En una sola vida se pueden vivir varias vidas… O eso es al menos lo que nos gusta pensar a algunas personas. Y hubo un personaje que protagonizó una de ellas, era alto, delgado, con mirada inevitablemente oscura mirando desde el fondo de aquellos ojos hundidos en sus cuencas, pero entonces no presté atención a este detalle. Elegí poner mi atención en aspectos menos inquietantes.
Le conocí un sábado de febrero, en un grupo de amigos seguidores de Gandhi… Y en mayo nos casamos. A los veinte años no se me ocurrió que fuera más prudente esperar…
Cada mañana, después de hacer yoga, se sentaba en la postura de loto y seguidamente, dedicaba cincuenta minutos a meditar. Decía que la hora del Brahma Murtha era la mejor por su especial silencio. Al amanecer y al atardecer, dos veces al día, asiduamente y durante los doce años que estuvimos viviendo juntxs. A menudo me recordaba la gran cantidad de “elefantes dormidos” que tenemos en nuestra mente…

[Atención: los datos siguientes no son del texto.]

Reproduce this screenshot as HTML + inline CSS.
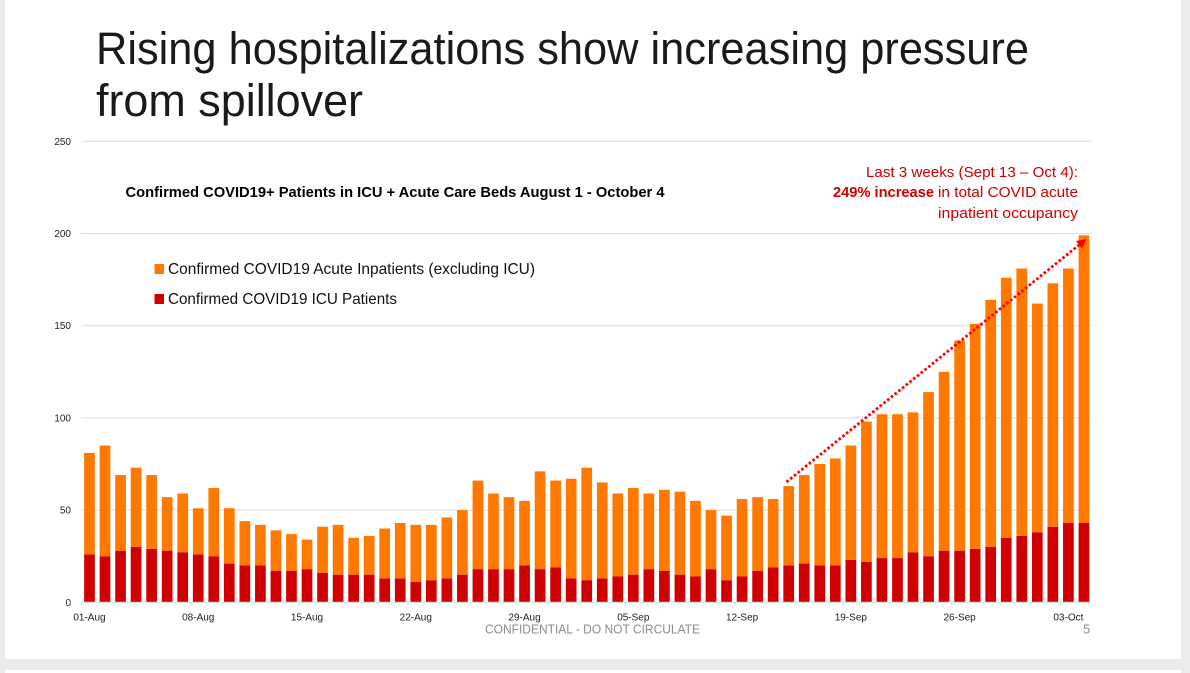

Su alimentación era vegetariana, decía que por respeto a la vida de los animales y regularmente iba dándose un paseo, cuando todavía existía el pan integral de El Tigre en Madrid, a por varios moldes. Los martes al rastrillo del barrio a por frutas y verduras.
Buen artesano de la madera, se dedicaba a hacer cofrecitos policromados, pintados a mano y tablillas con afirmaciones de Khalil Gibran para vender en la plaza de los artesanos. Y cuando le salían encargos, también enmarcaba cuadros… Poco más.
Nuestra vida transcurría apaciblemente, hasta que se empezaron a despertar sus “elefantes dormidos”… Fue algo muy gradual que empezó como un inocente juego de fuerzas, en el que inevitablemente, siempre perdía yo. A él debía de parecerle muy divertido y no le importaba el desolado estado de ánimo en el que yo me quedaba.
De esta forma y sin darme cuenta, mi autoestima iba deteriorándose, fueron perdiendo valor mis opiniones e instaurándose el poder del más fuerte. Ya no eran juegos de fuerza inocentes porque si no estaba de acuerdo con él, de nada servían mis argumentos. Solía decir que yo era la chispa que encendía la llama, me hacía sentir culpable pero yo le perdonaba cada vez creyendo que aquellos ataques de agresividad verbal y física, eran debidos a que estaba pasando una mala racha y que de la misma forma que habían venido, desaparecerían.
Así pasaron cuatro largos años en los que llegué a temer por mi propia vida, hasta que por fin me di cuenta de que aquello no iba a ir a menos. Con un estado emocional lamentable y devastada psicológicamente, no encontraba fuerzas suficientes ni para tomar la decisión de separarme. Necesité la ayuda de una amiga psicóloga con la que estuve haciendo terapia géstalt durante meses. No se lo conté a nadie más.
Cuando conseguí reunir las fuerzas necesarias para tomar las riendas de mi vida y al fin, aquel hombre salió de mi paisaje mental, ¿quién puede afirmar que no naciera de nuevo?